The 20-minute weekly routine
Once a week — say Monday morning or Friday afternoon — block off 20 minutes for maintenance. This is when you process the 'noted' products you logged during the morning routine.
- Decide whether to reorder out-of-stock items (contact the supplier, or discontinue if no longer needed)
- Judge timing for replenishing your bestsellers
- Fix small drifts between the inventory source of truth and physical stock
- Pre-register items arriving this week as drafts on the Shopify side
- Re-read the handoff notes in the sheet's 'notes' column and take action where needed
What to do monthly
Also schedule a monthly 'inspection day.' Allow about an hour. This is for the wider-angle checks the daily and weekly routines can't pick up.
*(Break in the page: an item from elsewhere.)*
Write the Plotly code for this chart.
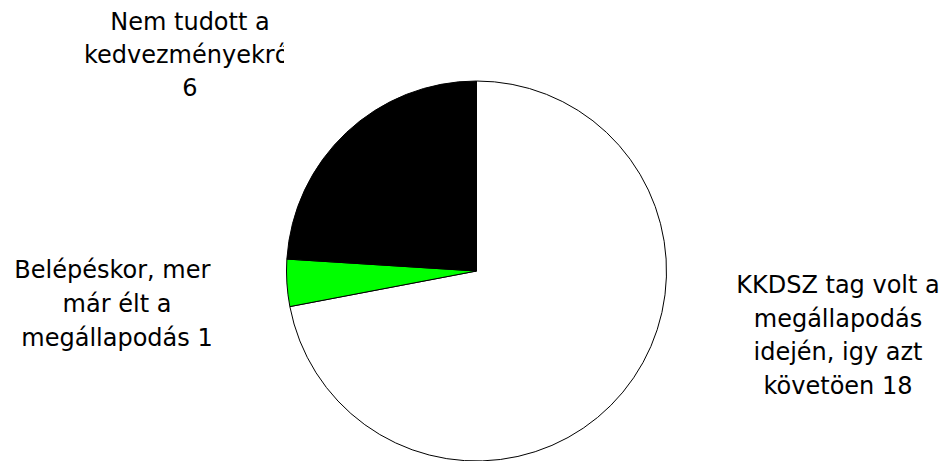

- 01Stock count (at minimum, physically count the key SKUs)
- 02Record the gap between physical stock and Shopify counts, and think about the cause
- 03Pull the list of items with no sales in 30 days, and decide: discontinue, discount, or promote
- 04Review the inventory levels of your top 20 sellers and reset safety stock
- 05Review each supplier's lead-time pattern and update your lead-time settings
Stock counts in particular tend to get pushed back, but we recommend doing them every month without fail. The sooner you catch a drift between physical stock and system stock, the easier it is to find the cause. Leave it three months and you can no longer trace when or where the drift started — you end up recounting the entire store.
How to begin systematizing
If you've read this far and feel 'doing all of this might be impossible,' relax. You don't need perfection from day one. What matters in systematizing is to first build one small habit you can absolutely sustain every day.
We recommend starting with the 5-minute morning routine. Try just that for two weeks. Once it sticks, add the 20-minute weekly. Keep it up for another month, and then put the monthly inspection day on your calendar. Stack it like this and three months later the whole playbook is running.
Another important point: write the routine itself down in a sheet or note. A 'system that only lives in your head' vanishes the moment things get busy. If you write it where anyone can read it, it becomes a handoff document for future staff. The strengths of a small store are agility and the ability to start light. Start one piece today.